Scene with a Bänkelsänger

Copperplate engraving: Bänkelsänger
Bänkelsänger. copperplate engraving with etching, presumably based on L. Knaus, circa 1860
Deutsches Buch- und Schriftmuseum der Deutschen Nationalbibliothek Leipzig

Scene with a Bänkelsänger

A wandering digest of sensations, c. 1860

Listen up to my latest tale / All about a heinous act / A terrible punishment awaits the fiend / For his evil, that’s a fact / So let that be a lesson forsooth / For all of you – man, woman, child or youth.

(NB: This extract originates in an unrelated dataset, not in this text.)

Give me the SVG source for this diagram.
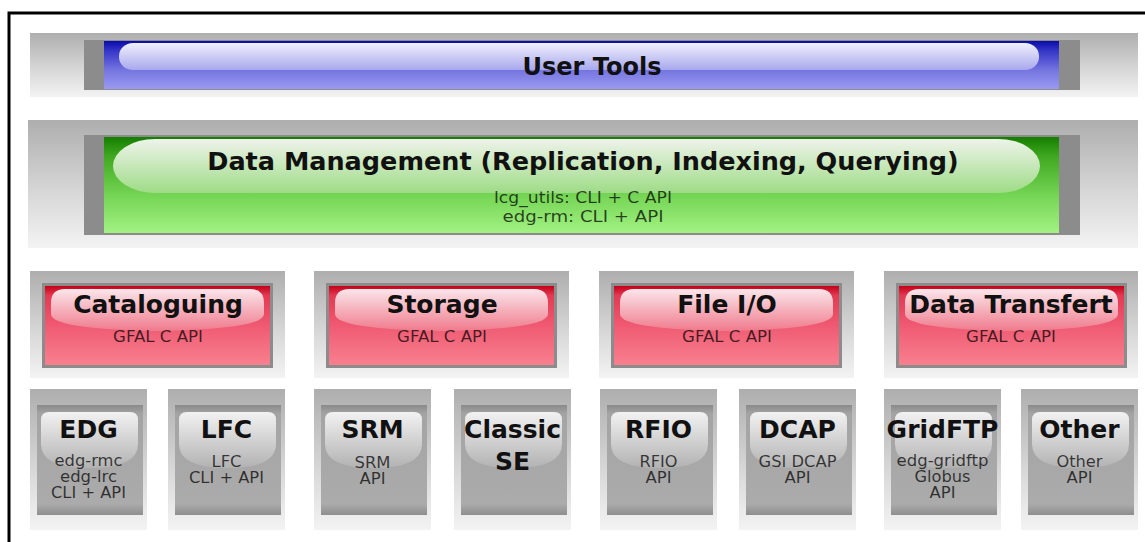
<svg xmlns="http://www.w3.org/2000/svg" width="1145" height="542" viewBox="0 0 1145 542">
<defs>
  <linearGradient id="gOuter" x1="0" y1="0" x2="0" y2="1">
    <stop offset="0" stop-color="#aeaeae"/>
    <stop offset="0.55" stop-color="#d6d6d6"/>
    <stop offset="1" stop-color="#f3f3f3"/>
  </linearGradient>
  <linearGradient id="gBlue" x1="0" y1="0" x2="0" y2="1">
    <stop offset="0" stop-color="#0a0aa8"/>
    <stop offset="0.2" stop-color="#3535c8"/>
    <stop offset="0.6" stop-color="#7474e0"/>
    <stop offset="1" stop-color="#9a9af2"/>
  </linearGradient>
  <linearGradient id="gBlueHi" x1="0" y1="0" x2="0" y2="1">
    <stop offset="0" stop-color="#f0f0fc"/>
    <stop offset="1" stop-color="#a8a8ee"/>
  </linearGradient>
  <linearGradient id="gGreen" x1="0" y1="0" x2="0" y2="1">
    <stop offset="0" stop-color="#167e00"/>
    <stop offset="0.2" stop-color="#3fa820"/>
    <stop offset="0.6" stop-color="#74d454"/>
    <stop offset="1" stop-color="#a2f282"/>
  </linearGradient>
  <linearGradient id="gGreenHi" x1="0" y1="0" x2="0" y2="1">
    <stop offset="0" stop-color="#eef3ea"/>
    <stop offset="1" stop-color="#9edc86"/>
  </linearGradient>
  <linearGradient id="gRed" x1="0" y1="0" x2="0" y2="1">
    <stop offset="0" stop-color="#c40018"/>
    <stop offset="0.12" stop-color="#e23a52"/>
    <stop offset="0.5" stop-color="#ef5a72"/>
    <stop offset="1" stop-color="#f8808f"/>
  </linearGradient>
  <linearGradient id="gRedHi" x1="0" y1="0" x2="0" y2="1">
    <stop offset="0" stop-color="#fbe6ea"/>
    <stop offset="1" stop-color="#f07a8c"/>
  </linearGradient>
  <linearGradient id="gInner" x1="0" y1="0" x2="0" y2="1">
    <stop offset="0" stop-color="#8a8a8a"/>
    <stop offset="0.08" stop-color="#a4a4a4"/>
    <stop offset="0.9" stop-color="#ababab"/>
    <stop offset="1" stop-color="#8e8e8e"/>
  </linearGradient>
  <linearGradient id="gGrayHi" x1="0" y1="0" x2="0" y2="1">
    <stop offset="0" stop-color="#f2f2f2"/>
    <stop offset="1" stop-color="#b2b2b2"/>
  </linearGradient>
  <path id="hiRed" d="M 21,303 Q 21,289 35,289 H 220 Q 234,289 234,303 V 314 Q 234,329 127.5,331 Q 21,329 21,314 Z"/>
  <path id="hiGray" d="M 11,420 Q 11,412 19,412 H 100 Q 108,412 108,420 V 444 Q 108,468 59.5,468 Q 11,468 11,444 Z"/>
</defs>
<style>
  .outer { fill: url(#gOuter); }
  .frame { fill: #8c8c8c; }
  .red { fill: url(#gRed); }
  .inner { fill: url(#gInner); }
  .title { font-family: "DejaVu Sans", "Liberation Sans", sans-serif; font-weight: bold; fill: #111; text-anchor: middle; }
  .t1 { font-size: 24px; }
  .t2 { font-size: 25px; }
  .t3 { font-size: 25.5px; }
  .sub { font-family: "DejaVu Sans", "Liberation Sans", sans-serif; font-size: 15px; text-anchor: middle; fill: #000; fill-opacity: 0.72; }
</style>
<rect x="0" y="0" width="1145" height="542" fill="#ffffff"/>
<path d="M 9,542 V 13 H 1145" fill="none" stroke="#000" stroke-width="3"/>

<g id="user-tools">
  <rect class="outer" x="30" y="33" width="1108" height="64"/>
  <rect class="frame" x="84" y="40" width="996" height="50"/>
  <rect x="104" y="41" width="955" height="48" fill="url(#gBlue)"/>
  <rect x="119" y="43" width="920" height="27" rx="14" ry="13" fill="url(#gBlueHi)"/>
  <text class="title t1" x="592" y="75">User Tools</text>
</g>

<g id="data-management">
  <rect class="outer" x="28" y="120" width="1110" height="128"/>
  <rect class="frame" x="84" y="135" width="996" height="100"/>
  <rect x="104" y="137" width="955" height="96" fill="url(#gGreen)"/>
  <rect x="113" y="139" width="927" height="54" rx="42" ry="27" fill="url(#gGreenHi)"/>
  <text class="title t3" x="583" y="170">Data Management (Replication, Indexing, Querying)</text>
  <text class="sub" x="583" y="203" textLength="178" lengthAdjust="spacingAndGlyphs">lcg_utils: CLI + C API</text>
  <text class="sub" x="583" y="222" textLength="161" lengthAdjust="spacingAndGlyphs">edg-rm: CLI + API</text>
</g>

<g id="cataloguing" transform="translate(30,0)">
  <rect class="outer" x="0" y="271" width="255" height="107"/>
  <rect class="frame" x="12" y="283" width="231" height="85"/>
  <rect class="red" x="15" y="286" width="225" height="79"/>
  <use href="#hiRed" fill="url(#gRedHi)"/>
  <text class="title t2" x="128" y="313">Cataloguing</text>
  <text class="sub" x="128" y="342" textLength="90" lengthAdjust="spacingAndGlyphs">GFAL C API</text>
</g>

<g id="storage" transform="translate(314,0)">
  <rect class="outer" x="0" y="271" width="255" height="107"/>
  <rect class="frame" x="12" y="283" width="231" height="85"/>
  <rect class="red" x="15" y="286" width="225" height="79"/>
  <use href="#hiRed" fill="url(#gRedHi)"/>
  <text class="title t2" x="128" y="313">Storage</text>
  <text class="sub" x="128" y="342" textLength="90" lengthAdjust="spacingAndGlyphs">GFAL C API</text>
</g>

<g id="file-io" transform="translate(599,0)">
  <rect class="outer" x="0" y="271" width="255" height="107"/>
  <rect class="frame" x="12" y="283" width="231" height="85"/>
  <rect class="red" x="15" y="286" width="225" height="79"/>
  <use href="#hiRed" fill="url(#gRedHi)"/>
  <text class="title t2" x="128" y="313">File I/O</text>
  <text class="sub" x="128" y="342" textLength="90" lengthAdjust="spacingAndGlyphs">GFAL C API</text>
</g>

<g id="data-transfert" transform="translate(884,0)">
  <rect class="outer" x="0" y="271" width="254" height="107"/>
  <rect class="frame" x="12" y="283" width="231" height="85"/>
  <rect class="red" x="15" y="286" width="225" height="79"/>
  <use href="#hiRed" fill="url(#gRedHi)"/>
  <text class="title t2" x="127" y="313">Data Transfert</text>
  <text class="sub" x="127" y="342" textLength="90" lengthAdjust="spacingAndGlyphs">GFAL C API</text>
</g>

<g id="edg" transform="translate(30,0)">
  <rect class="outer" x="0" y="389" width="117" height="141"/>
  <rect class="inner" x="7" y="405" width="106" height="110"/>
  <use href="#hiGray" fill="url(#gGrayHi)"/>
  <text class="title t2" x="58.5" y="438">EDG</text>
  <text class="sub" x="58.5" y="466" textLength="68" lengthAdjust="spacingAndGlyphs">edg-rmc</text>
  <text class="sub" x="58.5" y="482" textLength="57" lengthAdjust="spacingAndGlyphs">edg-lrc</text>
  <text class="sub" x="58.5" y="498" textLength="75" lengthAdjust="spacingAndGlyphs">CLI + API</text>
</g>

<g id="lfc" transform="translate(168,0)">
  <rect class="outer" x="0" y="389" width="117" height="141"/>
  <rect class="inner" x="7" y="405" width="106" height="110"/>
  <use href="#hiGray" fill="url(#gGrayHi)"/>
  <text class="title t2" x="58.5" y="438">LFC</text>
  <text class="sub" x="58.5" y="467" textLength="30" lengthAdjust="spacingAndGlyphs">LFC</text>
  <text class="sub" x="58.5" y="483" textLength="75" lengthAdjust="spacingAndGlyphs">CLI + API</text>
</g>

<g id="srm" transform="translate(314,0)">
  <rect class="outer" x="0" y="389" width="117" height="141"/>
  <rect class="inner" x="7" y="405" width="106" height="110"/>
  <use href="#hiGray" fill="url(#gGrayHi)"/>
  <text class="title t2" x="58.5" y="438">SRM</text>
  <text class="sub" x="58.5" y="468" textLength="36" lengthAdjust="spacingAndGlyphs">SRM</text>
  <text class="sub" x="58.5" y="484" textLength="26" lengthAdjust="spacingAndGlyphs">API</text>
</g>

<g id="classic-se" transform="translate(454,0)">
  <rect class="outer" x="0" y="389" width="117" height="141"/>
  <rect class="inner" x="7" y="405" width="106" height="110"/>
  <use href="#hiGray" fill="url(#gGrayHi)"/>
  <text class="title t2" x="58.5" y="438">Classic</text>
  <text class="title t2" x="58.5" y="470">SE</text>
</g>

<g id="rfio" transform="translate(600,0)">
  <rect class="outer" x="0" y="389" width="117" height="141"/>
  <rect class="inner" x="7" y="405" width="106" height="110"/>
  <use href="#hiGray" fill="url(#gGrayHi)"/>
  <text class="title t2" x="58.5" y="438">RFIO</text>
  <text class="sub" x="58.5" y="467" textLength="38" lengthAdjust="spacingAndGlyphs">RFIO</text>
  <text class="sub" x="58.5" y="483" textLength="26" lengthAdjust="spacingAndGlyphs">API</text>
</g>

<g id="dcap" transform="translate(739,0)">
  <rect class="outer" x="0" y="389" width="117" height="141"/>
  <rect class="inner" x="7" y="405" width="106" height="110"/>
  <use href="#hiGray" fill="url(#gGrayHi)"/>
  <text class="title t2" x="58.5" y="438">DCAP</text>
  <text class="sub" x="58.5" y="467" textLength="78" lengthAdjust="spacingAndGlyphs">GSI DCAP</text>
  <text class="sub" x="58.5" y="483" textLength="26" lengthAdjust="spacingAndGlyphs">API</text>
</g>

<g id="gridftp" transform="translate(884,0)">
  <rect class="outer" x="0" y="389" width="117" height="141"/>
  <rect class="inner" x="7" y="405" width="106" height="110"/>
  <use href="#hiGray" fill="url(#gGrayHi)"/>
  <text class="title t2" x="58.5" y="438">GridFTP</text>
  <text class="sub" x="58.5" y="466" textLength="92" lengthAdjust="spacingAndGlyphs">edg-gridftp</text>
  <text class="sub" x="58.5" y="482" textLength="56" lengthAdjust="spacingAndGlyphs">Globus</text>
  <text class="sub" x="58.5" y="498" textLength="26" lengthAdjust="spacingAndGlyphs">API</text>
</g>

<g id="other" transform="translate(1021,0)">
  <rect class="outer" x="0" y="389" width="117" height="141"/>
  <rect class="inner" x="7" y="405" width="106" height="110"/>
  <use href="#hiGray" fill="url(#gGrayHi)"/>
  <text class="title t2" x="58.5" y="438">Other</text>
  <text class="sub" x="58.5" y="467" textLength="46" lengthAdjust="spacingAndGlyphs">Other</text>
  <text class="sub" x="58.5" y="483" textLength="26" lengthAdjust="spacingAndGlyphs">API</text>
</g>

<g id="connectors"></g>
</svg>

Musical introduction to a Moritat (a moral tale about a murderous act) in Robert A. Stemmle: Herzeleid auf Leinwand, 1962

Here a Bänkelsänger points to pictures with a stick while performing. The oilcloth scrolls with arresting pictures were intended to attract a crowd. Ostentatiously dressed in a tricorn, tailcoat and spectacles, the singer underscores his authority vis-à-vis his rural audience. His wife will have just declaimed the story. Trained monkeys draw additional attention to the performance. The Bänkelsänger took their material from newspapers, pamphlets, religious booklets and travel stories; they lived as travellers off of the sales of the booklets.

The pictured scene is set in Seelowitz in Mähren. The picture is a proof, before the graphic with title and signature was used as a prize in the newspaper Biene.